The image of the golden calf and other lost opportunities

The Rev. Bertram Johnson opens NEXT Church gathering with a sermon looking back at the Exodus and ahead to racial justice

by Mike Ferguson | Presbyterian News Service

the Rev. Bertram Johnson

LOUISVILLE — Opportunities are broken, the Rev. Bertram Johnson told the NEXT Church gathering Friday, when we worship anything but God. And for anyone who needed proof, he cited Exodus 32:1-20, the story of the tablets that Moses broke, furious that while he was atop a mountain to receive the Ten Commandments, Aaron allowed the people to construct a golden calf to worship. Moses was so mad upon his return he took the image and burned it. Then he grounded it to powder, scattered it on the water and made the Israelites drink the water.

“This was Aaron’s big moment to stand up and lead,” said Johnson, the interfaith minister at Union Theological Seminary, “and Aaron quietly let this moment pass him by. He sided with the masses when he should have sided with the Mighty One … How many of us know an Aaron? Better yet, how many of us have been an Aaron, siding with the culture, what’s popular, what’s easy, when we knew God wanted more for us?”

NEXT Church’s 2021 gathering, “Breaking, Blessing, Building,” is being offered free online this year. The gathering resumes at 11 a.m. Eastern Time Saturday. Register here.

While NEXT Church and others are “working to dismantle our own systems of oppression,” people of color “are being cut and wounded by the weight of your silence,” Johnson said.

“Constantly confronting white supremacy is exhausting,” he said. “I am here to tell you that after facing it day after day, your Black and brown friends, your Latinx, Asian and Native friends are tired. We need a break. We need courageous leadership that says, ‘All shall be free.’”

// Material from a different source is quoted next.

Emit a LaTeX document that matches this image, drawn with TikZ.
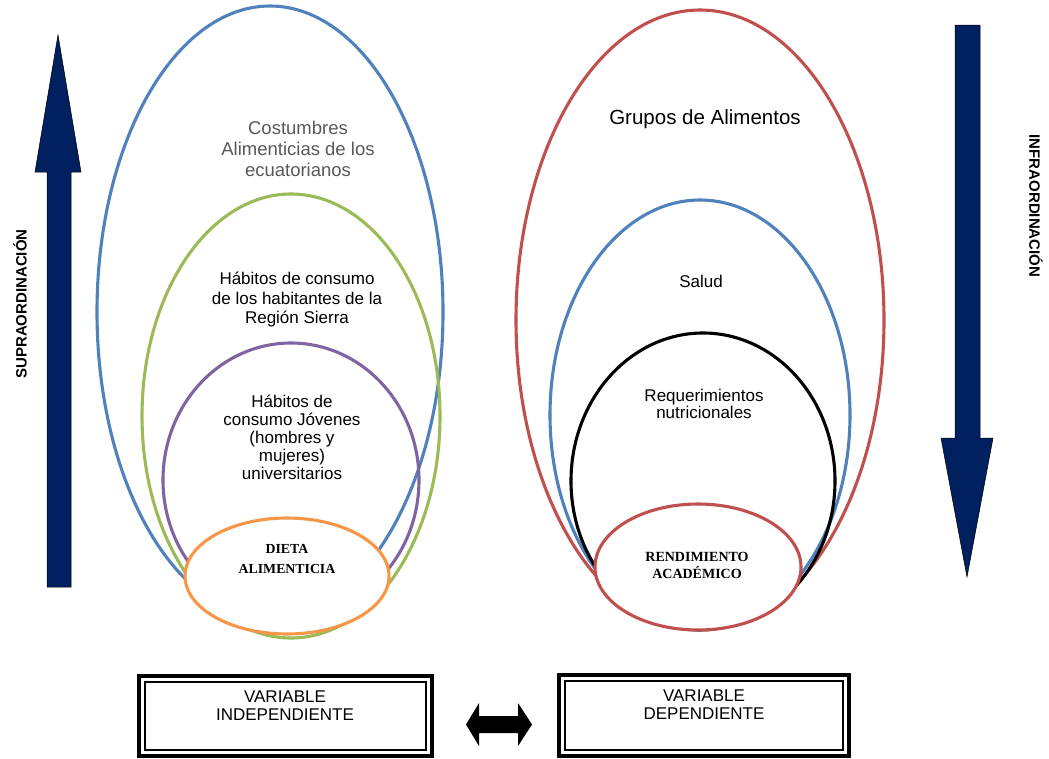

“What we see with Aaron and the Israelites is that the temptation to remain with the familiar is always among us,” Johnson said. We must always keep in mind that “God’s love and God’s law remind us that we have been liberated, that God will lead us to new territory. Too often we want to stay in the wilderness, polishing and protecting the golden calves of dominance, greed and control.”

God sent Moses down from the mountain because the people “were remaking themselves into something they were never meant to be — from God-focused to self-focused,” Johnson said. The corruption of their heart, mind and spirit would lead to their death, he said.

When Moses made them drink the water made putrid by the powdery remains of the golden calf, he “proved how worthless and puny this false god was,” Johnson said.

NEXT Church is held each year during Lent. “It is our festival for the Lord,” said Johnson, a member of the NEXT Church Strategy Team. “It’s a time to seek new ways of seeking God and being the church together.”

“If we aren’t ready to break down racist and oppressive systems, praying for the Holy Spirit to remake and remold us, why are we doing it at all?” There’s no good news for the poor, and no captives are being set free, he said, and “it postpones the year of the Lord’s favor. Come back later! Better luck next year!”

On the first day of the national gathering, “in this season of Lent in a deeply divided nation,” Johnson said, “I ask, what are the idols we have created?”

“In the name of the God who breaks us, rebuilds us and blesses us for God’s holy and liberating work, Amen.”